The Players sail into history with the epic Titanic, the Musical.
A community theater presenting its version of the massive Tony Award-winning epic, Titanic, the Musical? The jokes about sinking, drowning, disaster and shipwreck practically write themselves.
So, take a deep breath and prepare yourself for reality: The Players production of this Maury Yeston-Peter Stone show is, by and large, an achievement to be proud of. Challenging as it may be to imagine (or bring to life) such a large cast and dramatic story on the Players stage, director/choreographer Bob Trisolini and his cast and crew have found the way to do it.
Not that every single thing about Titanic, the Musical works. But the occasional awkward moment, clunky line or tortured lyric is usually more the fault of the show itself than of the production we see here.
Kathryn Ohrenstein in the Players production of Titanic, the Musical.
The show begins in Southampton, England, where the Titanic’s designer, Thomas Andrews (Chris Caswell), takes us into the mind of humankind, always seeking to create something enduring (In Every Age). Then we see the various crew members and passengers preparing to board the gangplank of this beautiful, unsinkable ship. And we really do get a good cross-section of characters here, from the millionaires of first class, like John Jacob Astor and Benjamin Guggenheim, to a second-class hardware shop owner and his social-climbing wife (Joe Hunter and Susan Cole) to the third-class Irish girls looking for a better life (all named Kate, they’re played by Kathryn Ohrenstein, Samantha Johnson and Libby Fleming) to the ship’s doomed captain (Steve Dragon), noble stoker (Brian Rudolph) and owner J. Bruce Ismay (Mark Shoemaker), whose determination that the Titanic become a legend ends up succeeding in the most painfully ironic way.
And then…as the gangplank moves away, the deck and portholes of Titanic move up, and we’re off to sea.

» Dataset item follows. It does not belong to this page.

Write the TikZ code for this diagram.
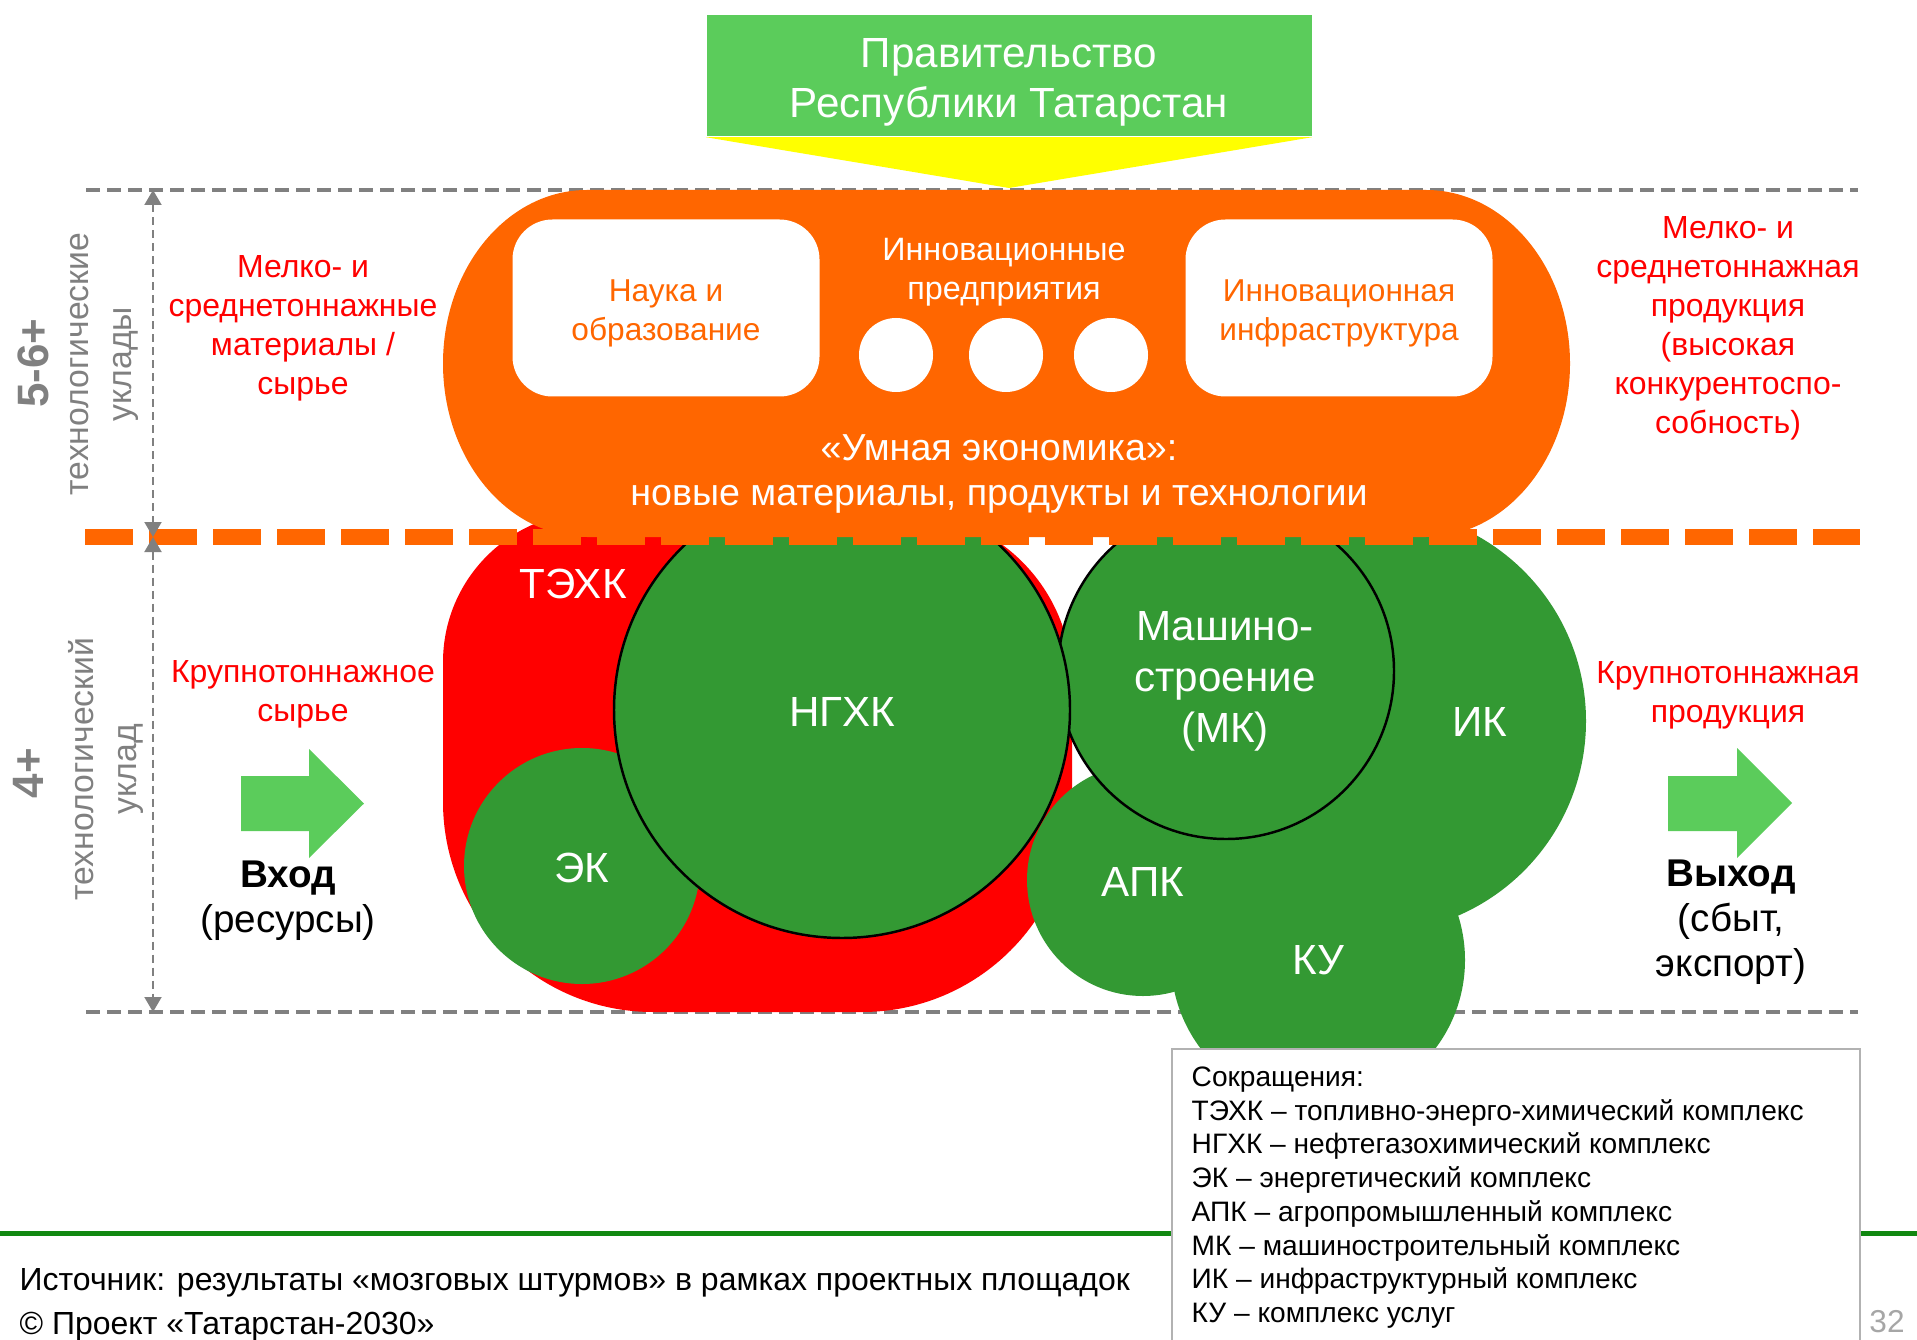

Changes of scene and time are announced by a bellboy as the musical provides the obvious but necessary opportunities to peek into the hopes and dreams of the characters (most based on their real-life counterparts). In a show of this size, it’s hard to single out even a few standout performances or moments, but here goes with some I remember: stoker Barrett (compellingly played by Rudolph), sweating away as he remembers trying to escape from the coal mines, and later, sending his girlfriend a message with the help of a young and eager radio man (Rafael Petlock, who also scores with his rendition of The Night Was Alive); the three Kates, planning for their new lives in America in Lady’s Maid; that hardware store owner’s wife (Susan Cole in an engaging comic relief role) crashing the first-class saloon; the haunted feeling of No Moon as the cast wanders the stage just before the iceberg impact; and, in Act II, the high drama of The Blame as the Titanic’s owner, designer and captain desperately cast about for answers, and, finally, the touching lifeboat scene and the last minutes of the Titanic, as Andrews/Caswell describes what we actually see happening: victims rolling or plunging down a slanted deck to their deaths.
Although I can understand the impulse for it, personally I would have edited out the song Still here, depicting the long love between Isidor Straus (Jack Eddleman) and his wife (Jeanne Larranaga), because it slows the tense drama of the climactic scenes. But that number got much applause from the audience, so what do I know?
At two hours and 45 minutes, with a big tale to unfold, Titanic the Musical may falter slightly on occasion. But overall, it’s most impressive. Kudos to director Trisolini and all who sail with him.